Listing →
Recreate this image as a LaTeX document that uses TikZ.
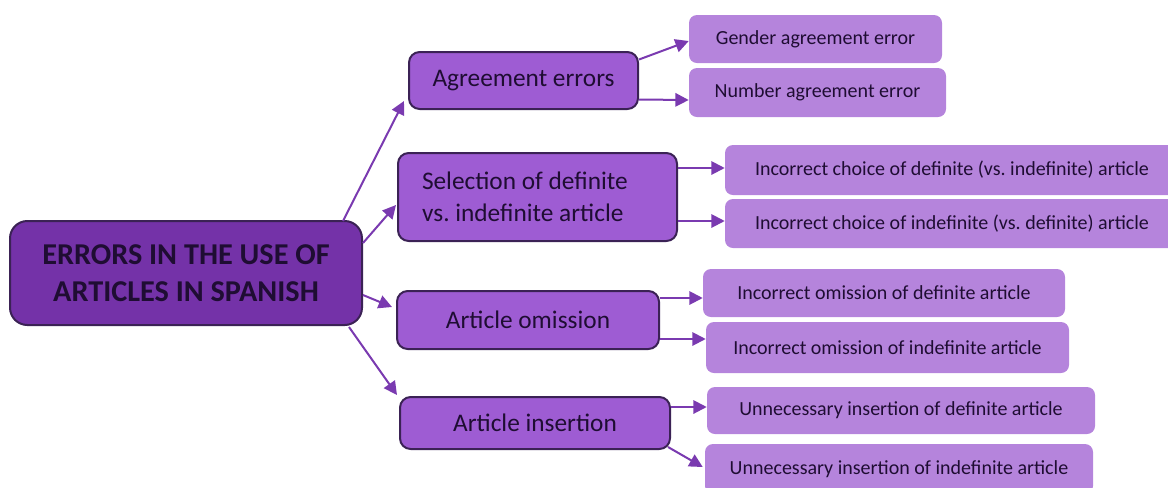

--

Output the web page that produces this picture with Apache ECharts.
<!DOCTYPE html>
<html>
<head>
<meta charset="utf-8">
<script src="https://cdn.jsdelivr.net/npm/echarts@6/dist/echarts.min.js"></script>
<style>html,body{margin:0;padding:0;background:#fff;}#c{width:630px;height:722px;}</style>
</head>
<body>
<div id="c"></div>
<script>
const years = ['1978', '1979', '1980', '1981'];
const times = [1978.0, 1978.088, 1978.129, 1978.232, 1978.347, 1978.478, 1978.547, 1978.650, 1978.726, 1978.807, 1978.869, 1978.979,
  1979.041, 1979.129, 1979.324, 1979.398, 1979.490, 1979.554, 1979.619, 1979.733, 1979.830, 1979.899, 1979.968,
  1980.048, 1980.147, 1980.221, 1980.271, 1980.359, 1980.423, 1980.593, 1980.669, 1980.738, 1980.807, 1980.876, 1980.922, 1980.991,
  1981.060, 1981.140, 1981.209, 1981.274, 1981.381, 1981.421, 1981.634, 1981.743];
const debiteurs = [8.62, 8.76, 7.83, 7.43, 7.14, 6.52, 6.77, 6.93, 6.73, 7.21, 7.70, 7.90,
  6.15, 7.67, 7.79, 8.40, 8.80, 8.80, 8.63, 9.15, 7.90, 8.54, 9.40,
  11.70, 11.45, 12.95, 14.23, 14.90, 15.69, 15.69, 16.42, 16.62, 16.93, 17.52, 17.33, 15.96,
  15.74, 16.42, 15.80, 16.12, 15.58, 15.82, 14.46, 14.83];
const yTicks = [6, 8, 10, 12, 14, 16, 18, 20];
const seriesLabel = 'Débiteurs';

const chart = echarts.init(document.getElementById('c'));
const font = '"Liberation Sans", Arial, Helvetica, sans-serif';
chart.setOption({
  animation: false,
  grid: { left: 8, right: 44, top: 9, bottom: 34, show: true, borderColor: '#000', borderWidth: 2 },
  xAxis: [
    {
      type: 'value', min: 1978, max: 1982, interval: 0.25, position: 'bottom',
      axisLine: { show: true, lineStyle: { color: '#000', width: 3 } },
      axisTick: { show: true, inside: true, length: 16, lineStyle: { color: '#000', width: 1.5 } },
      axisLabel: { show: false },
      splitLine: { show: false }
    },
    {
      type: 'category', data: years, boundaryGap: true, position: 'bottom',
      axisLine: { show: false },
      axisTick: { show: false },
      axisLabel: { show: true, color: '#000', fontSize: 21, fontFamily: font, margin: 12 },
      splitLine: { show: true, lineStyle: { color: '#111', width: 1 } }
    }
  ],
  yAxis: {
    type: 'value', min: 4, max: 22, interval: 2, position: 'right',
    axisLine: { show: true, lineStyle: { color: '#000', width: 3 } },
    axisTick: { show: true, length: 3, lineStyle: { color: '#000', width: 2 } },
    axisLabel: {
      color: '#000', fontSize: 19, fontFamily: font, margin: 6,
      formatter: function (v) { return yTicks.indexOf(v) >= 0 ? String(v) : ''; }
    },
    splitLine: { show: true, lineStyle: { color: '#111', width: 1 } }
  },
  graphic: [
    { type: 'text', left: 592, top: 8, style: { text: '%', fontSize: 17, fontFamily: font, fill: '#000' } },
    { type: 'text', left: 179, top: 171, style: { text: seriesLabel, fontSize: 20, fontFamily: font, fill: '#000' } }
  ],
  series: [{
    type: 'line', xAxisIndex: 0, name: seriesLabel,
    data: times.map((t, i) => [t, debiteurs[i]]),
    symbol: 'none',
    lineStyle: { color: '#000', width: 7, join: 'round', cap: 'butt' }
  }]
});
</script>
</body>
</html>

Stated goal → Within the entries above, work out how many lines contain the word "document". The number alone is the answer.

Finished answer → 2